The Tax Treatment of Income from U.S. LLCs Taxed as Partnerships in Italy


Summary:
U.S. LLCs are commonly treated as pass-throughs for U.S. federal tax purposes. Italy, however, generally treats comparable foreign entities as opaque, taxing Italian-resident individuals on distributions as dividends (26% substitute tax). This mismatch can trigger double taxation, timing issues, and compliance pitfalls, especially when a U.S. (or dual U.S./Italian) citizen becomes Italian tax resident while holding an interest in a U.S. LLC taxed as a partnership in the United States.

1) Classification of U.S. LLCs in Italy and Double Taxation


As a rule of thumb, Italy treats non-resident entities (including foreign partnerships) as opaque and taxes Italian-resident individuals on distributions as dividends at a 26% substitute tax. This “opacity” in Italy (taxation upon distribution) contrasts with the U.S. pass-through approach (annual member-level taxation), setting the stage for double taxation and timing issues.


2) Preferential Italian Regimes Potentially Relevant to LLC-Related Income


  1. Flat tax of €200,000 for new residents (Article 24-bis TUIR). Increased from €100,000 to €200,000 by Law Decree 113/2024 (effective August 10, 2024).
  2. 7% flat tax for pensioners (Article 24-ter TUIR). Available to qualifying pensioners relocating to eligible municipalities in Southern Italy; still in force, subject to detailed eligibility conditions.
  3. The “forfettario” regime. Italy offers a flat substitute tax of 15% on business/self-employment income up to €85,000 of annual receipts, reduced to 5% for the first five years. Practical note: A married couple could, in principle, each qualify separately if each independently meets the requirements. Social-security coverage should be coordinated under the U.S.–Italy Totalization Agreement. Regarding some scenarios the SS would be only due to the US. The Foreign Earned Income Exclusion (FEIE) may apply to eligible earned income.
  4. Immigration status vs. tax benefits.
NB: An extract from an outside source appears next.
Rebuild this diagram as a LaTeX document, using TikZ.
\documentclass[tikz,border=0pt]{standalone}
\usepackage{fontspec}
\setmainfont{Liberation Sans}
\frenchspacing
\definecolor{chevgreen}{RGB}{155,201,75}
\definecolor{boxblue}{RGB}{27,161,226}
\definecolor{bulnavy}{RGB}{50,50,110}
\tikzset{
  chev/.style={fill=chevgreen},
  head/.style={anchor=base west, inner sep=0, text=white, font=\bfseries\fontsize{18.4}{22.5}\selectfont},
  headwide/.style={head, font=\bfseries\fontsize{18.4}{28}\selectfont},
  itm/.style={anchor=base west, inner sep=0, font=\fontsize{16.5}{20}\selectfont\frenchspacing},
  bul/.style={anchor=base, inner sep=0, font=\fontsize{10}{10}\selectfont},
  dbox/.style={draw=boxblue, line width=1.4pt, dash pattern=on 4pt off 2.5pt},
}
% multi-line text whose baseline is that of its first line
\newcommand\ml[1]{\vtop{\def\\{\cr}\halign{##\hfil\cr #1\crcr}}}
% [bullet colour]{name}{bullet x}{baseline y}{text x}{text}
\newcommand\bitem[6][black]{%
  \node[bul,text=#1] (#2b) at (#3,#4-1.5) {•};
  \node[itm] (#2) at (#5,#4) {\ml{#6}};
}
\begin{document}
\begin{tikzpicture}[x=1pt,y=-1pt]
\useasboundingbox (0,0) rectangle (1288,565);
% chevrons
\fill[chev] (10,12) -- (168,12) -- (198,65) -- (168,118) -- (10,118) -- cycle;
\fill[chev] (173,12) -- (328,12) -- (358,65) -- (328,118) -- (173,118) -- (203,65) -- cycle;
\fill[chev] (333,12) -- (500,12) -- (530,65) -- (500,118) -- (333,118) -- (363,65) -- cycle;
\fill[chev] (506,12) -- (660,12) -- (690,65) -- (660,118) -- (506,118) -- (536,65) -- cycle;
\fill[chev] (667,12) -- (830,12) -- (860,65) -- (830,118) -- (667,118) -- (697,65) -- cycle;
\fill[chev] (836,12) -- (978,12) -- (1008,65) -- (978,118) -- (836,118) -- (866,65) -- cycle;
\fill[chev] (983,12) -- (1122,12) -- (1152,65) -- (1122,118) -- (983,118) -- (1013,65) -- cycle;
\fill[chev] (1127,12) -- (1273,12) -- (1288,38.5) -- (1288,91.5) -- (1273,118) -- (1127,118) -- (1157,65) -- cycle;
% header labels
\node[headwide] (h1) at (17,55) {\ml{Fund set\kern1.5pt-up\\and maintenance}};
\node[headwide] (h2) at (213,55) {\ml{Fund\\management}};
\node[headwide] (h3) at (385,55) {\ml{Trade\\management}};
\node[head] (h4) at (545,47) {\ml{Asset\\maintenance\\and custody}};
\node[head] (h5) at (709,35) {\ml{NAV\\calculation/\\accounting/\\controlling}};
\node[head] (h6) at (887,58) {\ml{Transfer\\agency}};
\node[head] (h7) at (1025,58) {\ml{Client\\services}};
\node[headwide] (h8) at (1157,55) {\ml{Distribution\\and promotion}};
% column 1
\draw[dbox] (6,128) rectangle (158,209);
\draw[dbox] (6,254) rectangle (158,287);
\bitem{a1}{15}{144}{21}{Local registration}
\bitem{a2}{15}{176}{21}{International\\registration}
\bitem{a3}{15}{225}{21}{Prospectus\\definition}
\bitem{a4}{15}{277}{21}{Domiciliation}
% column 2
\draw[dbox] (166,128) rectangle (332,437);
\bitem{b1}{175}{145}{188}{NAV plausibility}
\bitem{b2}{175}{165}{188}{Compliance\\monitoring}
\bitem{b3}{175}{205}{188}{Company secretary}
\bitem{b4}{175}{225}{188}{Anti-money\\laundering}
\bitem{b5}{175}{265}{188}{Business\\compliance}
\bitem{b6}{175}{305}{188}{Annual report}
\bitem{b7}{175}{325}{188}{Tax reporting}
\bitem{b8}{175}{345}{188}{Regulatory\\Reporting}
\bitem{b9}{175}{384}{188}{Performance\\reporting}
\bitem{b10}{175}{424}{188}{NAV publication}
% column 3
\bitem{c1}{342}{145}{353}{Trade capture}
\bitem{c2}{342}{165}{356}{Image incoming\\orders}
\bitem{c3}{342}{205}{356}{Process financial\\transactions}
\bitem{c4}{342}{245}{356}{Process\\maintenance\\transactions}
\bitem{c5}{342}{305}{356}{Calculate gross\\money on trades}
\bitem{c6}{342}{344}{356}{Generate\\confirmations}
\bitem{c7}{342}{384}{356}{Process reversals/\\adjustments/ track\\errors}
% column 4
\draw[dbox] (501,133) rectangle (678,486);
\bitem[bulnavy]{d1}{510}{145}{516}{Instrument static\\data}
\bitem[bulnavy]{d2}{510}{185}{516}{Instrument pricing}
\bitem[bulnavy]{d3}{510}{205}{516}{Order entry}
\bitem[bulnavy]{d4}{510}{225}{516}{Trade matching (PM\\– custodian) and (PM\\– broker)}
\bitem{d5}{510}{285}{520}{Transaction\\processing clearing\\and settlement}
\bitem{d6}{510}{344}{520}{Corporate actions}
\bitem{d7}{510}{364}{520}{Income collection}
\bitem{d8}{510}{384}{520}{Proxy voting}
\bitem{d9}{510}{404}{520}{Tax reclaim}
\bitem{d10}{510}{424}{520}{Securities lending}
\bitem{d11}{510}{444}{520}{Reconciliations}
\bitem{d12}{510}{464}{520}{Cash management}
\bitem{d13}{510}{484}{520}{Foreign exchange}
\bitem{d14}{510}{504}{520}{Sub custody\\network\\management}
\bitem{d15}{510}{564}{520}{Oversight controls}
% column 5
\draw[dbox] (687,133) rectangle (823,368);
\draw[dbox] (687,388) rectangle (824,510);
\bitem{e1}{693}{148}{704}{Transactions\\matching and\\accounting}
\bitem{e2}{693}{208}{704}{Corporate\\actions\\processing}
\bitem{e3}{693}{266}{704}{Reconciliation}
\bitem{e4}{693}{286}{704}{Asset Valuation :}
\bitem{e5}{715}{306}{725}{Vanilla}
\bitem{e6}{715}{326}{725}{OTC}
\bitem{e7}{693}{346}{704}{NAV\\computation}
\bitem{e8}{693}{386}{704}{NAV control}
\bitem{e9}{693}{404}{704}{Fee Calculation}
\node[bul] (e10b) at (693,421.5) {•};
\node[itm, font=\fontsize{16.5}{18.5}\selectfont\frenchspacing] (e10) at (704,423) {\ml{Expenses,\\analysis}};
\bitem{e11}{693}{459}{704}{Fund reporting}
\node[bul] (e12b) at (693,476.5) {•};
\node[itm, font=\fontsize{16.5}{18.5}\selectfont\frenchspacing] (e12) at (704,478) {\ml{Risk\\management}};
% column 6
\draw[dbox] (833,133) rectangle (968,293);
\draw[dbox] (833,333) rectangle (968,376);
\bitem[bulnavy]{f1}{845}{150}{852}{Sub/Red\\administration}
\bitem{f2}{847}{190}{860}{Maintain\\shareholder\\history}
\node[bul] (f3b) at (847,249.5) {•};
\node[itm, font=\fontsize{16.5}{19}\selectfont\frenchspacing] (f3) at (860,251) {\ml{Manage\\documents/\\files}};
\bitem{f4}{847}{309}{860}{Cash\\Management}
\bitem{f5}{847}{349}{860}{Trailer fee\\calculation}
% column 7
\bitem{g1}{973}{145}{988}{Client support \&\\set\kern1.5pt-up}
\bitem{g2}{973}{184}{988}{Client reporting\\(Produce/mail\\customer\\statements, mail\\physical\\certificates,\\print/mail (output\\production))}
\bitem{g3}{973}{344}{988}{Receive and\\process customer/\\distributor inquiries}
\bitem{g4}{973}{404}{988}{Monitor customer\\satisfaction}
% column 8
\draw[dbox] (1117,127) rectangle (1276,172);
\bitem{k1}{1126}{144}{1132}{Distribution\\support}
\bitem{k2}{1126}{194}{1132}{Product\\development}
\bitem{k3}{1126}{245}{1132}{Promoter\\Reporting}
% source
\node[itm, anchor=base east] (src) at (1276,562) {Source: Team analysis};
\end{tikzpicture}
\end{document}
Holding an Italian Investor (“Golden”) Visa is an immigration pathway and could grant a €75,000 tax credit.

Important: If the LLC is non-resident in Italy (no legal seat, no place of effective management, and no principal place of business in Italy), its income may fall within the “foreign-source” scope of these regimes. That assessment is fact-intensive.

3) Place of Effective Management


Corporate residence continues to be determined under Article 73 TUIR (as amended by Legislative Decree 209/2023, effective 2024) using criteria such as the place of effective management/administration for most of the year. If the company’s real management is carried out in Italy, the entity risks being treated as Italian-resident notwithstanding the shareholder’s status under Article 24-bis.


Key Takeaways


  • Expect opacity: Italy generally treats U.S. LLCs as opaque; distributions to Italian-resident individuals are taxed as dividends at 26% (different rules apply to corporate shareholders).

  • Mind the mismatch: U.S. pass-through taxation (annual allocation) vs. Italian taxation on distribution can create mismatches. Keep careful records to align timing and support foreign tax credit claims.

  • Choose regimes carefully: The €200k new-resident flat tax, the 7% pensioner regime, and the forfettario (5%/15%) can be powerful, but eligibility is strict.

  • Immigration ≠ tax relief: An Investor (“Golden”) Visa may provide a €75,000 tax credit. .

  • Model before you move: Social-security coverage (via the U.S.–Italy Totalization Agreement), FEIE vs. foreign tax credits, intermediary involvement, and documentation for credits should be modeled in advance to avoid unpleasant surprises.